§ Directive: Find every line in the records that holds the string "chart". Copy each one.

§ Extracted information:
|---|
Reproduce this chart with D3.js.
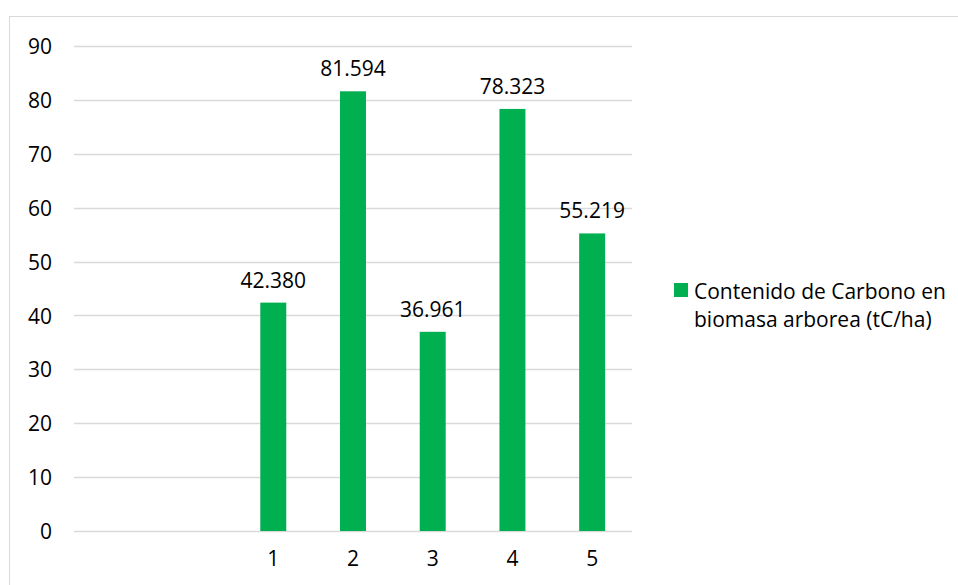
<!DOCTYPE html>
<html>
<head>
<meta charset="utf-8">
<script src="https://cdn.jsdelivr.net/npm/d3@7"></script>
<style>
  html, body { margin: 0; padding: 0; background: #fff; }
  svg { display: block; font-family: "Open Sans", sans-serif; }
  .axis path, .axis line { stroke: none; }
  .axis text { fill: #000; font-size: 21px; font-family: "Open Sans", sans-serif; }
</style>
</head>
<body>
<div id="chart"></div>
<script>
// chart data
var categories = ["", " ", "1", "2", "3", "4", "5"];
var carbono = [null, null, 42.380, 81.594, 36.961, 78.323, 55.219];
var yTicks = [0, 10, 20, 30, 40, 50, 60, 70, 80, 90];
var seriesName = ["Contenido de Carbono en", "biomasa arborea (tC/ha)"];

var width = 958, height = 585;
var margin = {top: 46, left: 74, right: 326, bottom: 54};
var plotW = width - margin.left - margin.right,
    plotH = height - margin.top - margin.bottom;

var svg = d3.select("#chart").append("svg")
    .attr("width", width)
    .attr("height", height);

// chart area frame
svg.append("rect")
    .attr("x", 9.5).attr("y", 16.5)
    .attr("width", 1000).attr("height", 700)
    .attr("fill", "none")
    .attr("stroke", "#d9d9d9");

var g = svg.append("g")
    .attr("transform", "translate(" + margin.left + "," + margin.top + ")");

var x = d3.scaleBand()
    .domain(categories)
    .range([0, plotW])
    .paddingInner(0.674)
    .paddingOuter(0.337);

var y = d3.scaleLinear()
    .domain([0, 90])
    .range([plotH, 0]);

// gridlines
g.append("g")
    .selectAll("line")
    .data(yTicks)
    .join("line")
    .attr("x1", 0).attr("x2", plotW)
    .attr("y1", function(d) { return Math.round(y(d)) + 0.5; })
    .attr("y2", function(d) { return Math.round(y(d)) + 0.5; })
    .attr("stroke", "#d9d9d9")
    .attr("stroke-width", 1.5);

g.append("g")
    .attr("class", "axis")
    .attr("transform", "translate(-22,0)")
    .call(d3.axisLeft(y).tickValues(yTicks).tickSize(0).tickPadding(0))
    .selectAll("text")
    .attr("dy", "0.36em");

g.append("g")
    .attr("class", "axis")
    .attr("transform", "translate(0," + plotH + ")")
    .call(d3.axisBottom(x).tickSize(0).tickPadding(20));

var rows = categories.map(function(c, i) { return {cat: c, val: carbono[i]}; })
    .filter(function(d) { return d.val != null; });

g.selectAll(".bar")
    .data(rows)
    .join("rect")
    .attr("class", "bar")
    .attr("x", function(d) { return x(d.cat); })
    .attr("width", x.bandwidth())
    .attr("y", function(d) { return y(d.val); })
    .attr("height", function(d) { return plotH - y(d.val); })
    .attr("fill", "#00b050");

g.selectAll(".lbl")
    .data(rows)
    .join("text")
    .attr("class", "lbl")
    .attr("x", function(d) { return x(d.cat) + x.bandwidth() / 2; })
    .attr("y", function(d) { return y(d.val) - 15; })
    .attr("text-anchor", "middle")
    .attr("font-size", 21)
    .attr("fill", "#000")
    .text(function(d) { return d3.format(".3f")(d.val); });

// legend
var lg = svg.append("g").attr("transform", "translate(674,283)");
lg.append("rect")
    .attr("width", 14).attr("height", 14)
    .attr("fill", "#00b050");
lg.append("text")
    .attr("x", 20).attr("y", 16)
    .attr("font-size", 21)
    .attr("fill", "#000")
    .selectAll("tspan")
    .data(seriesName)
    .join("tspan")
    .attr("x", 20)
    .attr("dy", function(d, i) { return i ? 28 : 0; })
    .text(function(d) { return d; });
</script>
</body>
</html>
|---|
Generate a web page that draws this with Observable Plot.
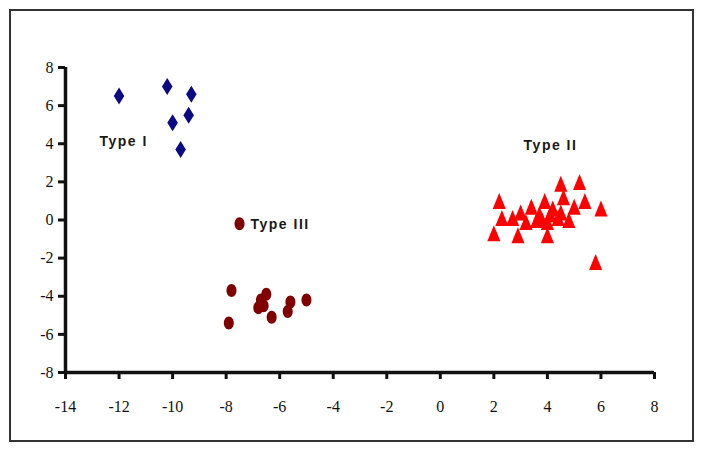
|---|
§ Response:
Reproduce this chart with D3.js.
<div id="chart"></div>
// chart data
var svg = d3.select("#chart").append("svg")
// chart area frame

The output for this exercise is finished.